◆ **Data extract**
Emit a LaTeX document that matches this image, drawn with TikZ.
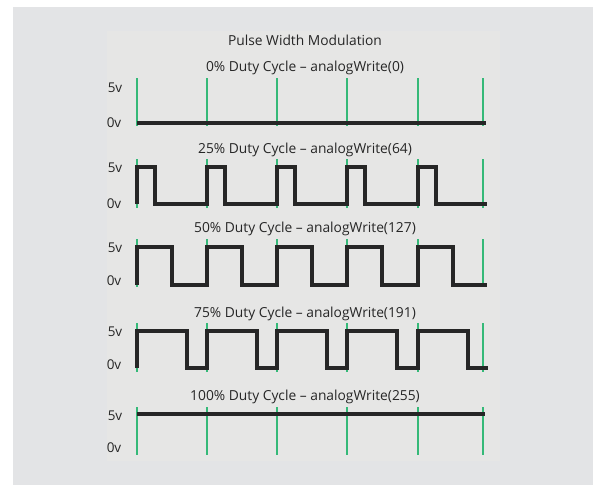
\documentclass[tikz,border=0pt]{standalone}
\usepackage{fontspec}
\setmainfont{Open Sans}
\definecolor{outerbg}{HTML}{E3E4E6}
\definecolor{innerbg}{HTML}{E6E6E5}
\definecolor{tick}{HTML}{35B978}
\definecolor{wave}{HTML}{262626}
\begin{document}
\begin{tikzpicture}[x=1pt,y=-1pt,
  lbl/.style={font=\fontsize{13.5}{16}\selectfont, text=black!85, inner sep=0pt, anchor=center},
  ttl/.style={font=\fontsize{13.8}{16}\selectfont, text=black!85, inner sep=0pt, anchor=center},
  tickline/.style={draw=tick, line width=1.5pt},
  waveline/.style={draw=wave, line width=3.2pt, line join=miter, line cap=butt}]
\useasboundingbox (0,0) rectangle (598,485);
\fill[white] (0,0) rectangle (598,485);
\fill[outerbg] (13,7) rectangle (593,485);
\fill[innerbg] (107,31) rectangle (500,461);

\node[ttl] (title) at (305,40) {Pulse Width Modulation};

% row titles
\node[ttl] (t0)   at (305,68)  {0\% Duty Cycle – analogWrite(0)};
\node[ttl] (t25)  at (305,150) {25\% Duty Cycle – analogWrite(64)};
\node[ttl] (t50)  at (305,229) {50\% Duty Cycle – analogWrite(127)};
\node[ttl] (t75)  at (305,314) {75\% Duty Cycle – analogWrite(191)};
\node[ttl] (t100) at (305,397) {100\% Duty Cycle – analogWrite(255)};

% labels
\node[lbl] (a5) at (115,88)  {5v};  \node[lbl] (a0) at (114,123) {0v};
\node[lbl] (b5) at (115,168) {5v};  \node[lbl] (b0) at (114,204) {0v};
\node[lbl] (c5) at (115,248) {5v};  \node[lbl] (c0) at (114,281) {0v};
\node[lbl] (d5) at (115,332) {5v};  \node[lbl] (d0) at (114,365) {0v};
\node[lbl] (e5) at (115,416) {5v};  \node[lbl] (e0) at (114,448) {0v};

% green period ticks
\foreach \yt/\yb in {78/126,159/208,239/287,323/372,407/455}{
  \foreach \x in {137,207,277,347,418,483}{
    \draw[tickline] (\x,\yt) -- (\x,\yb);
  }
}

% 0%
\draw[waveline] (137,123) -- (486,123);
% 25%
\draw[waveline] (137,204)
  \foreach \x in {137,207,277,347,418}{ -- (\x,204) -- (\x,167) -- (\x+18,167) -- (\x+18,204) }
  -- (487,204);
% 50%
\draw[waveline] (137,285)
  \foreach \x in {137,207,277,347,418}{ -- (\x,285) -- (\x,247) -- (\x+35,247) -- (\x+35,285) }
  -- (487,285);
% 75%
\draw[waveline] (137,368)
  \foreach \x in {137,207,277,347,418}{ -- (\x,368) -- (\x,331) -- (\x+50,331) -- (\x+50,368) }
  -- (488,368);
% 100%
\draw[waveline] (137,414) -- (485,414);
\end{tikzpicture}
\end{document}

◆ **Exercise description**
With all pictures left out, please transcribe exactly the lines from the start of the material through the line with "(title) at (305,40)".

◆ **Completed task**
Emit a LaTeX document that matches this image, drawn with TikZ.
\documentclass[tikz,border=0pt]{standalone}
\usepackage{fontspec}
\setmainfont{Open Sans}
\definecolor{outerbg}{HTML}{E3E4E6}
\definecolor{innerbg}{HTML}{E6E6E5}
\definecolor{tick}{HTML}{35B978}
\definecolor{wave}{HTML}{262626}
\begin{document}
\begin{tikzpicture}[x=1pt,y=-1pt,
  lbl/.style={font=\fontsize{13.5}{16}\selectfont, text=black!85, inner sep=0pt, anchor=center},
  ttl/.style={font=\fontsize{13.8}{16}\selectfont, text=black!85, inner sep=0pt, anchor=center},
  tickline/.style={draw=tick, line width=1.5pt},
  waveline/.style={draw=wave, line width=3.2pt, line join=miter, line cap=butt}]
\useasboundingbox (0,0) rectangle (598,485);
\fill[white] (0,0) rectangle (598,485);
\fill[outerbg] (13,7) rectangle (593,485);
\fill[innerbg] (107,31) rectangle (500,461);

\node[ttl] (title) at (305,40) {Pulse Width Modulation};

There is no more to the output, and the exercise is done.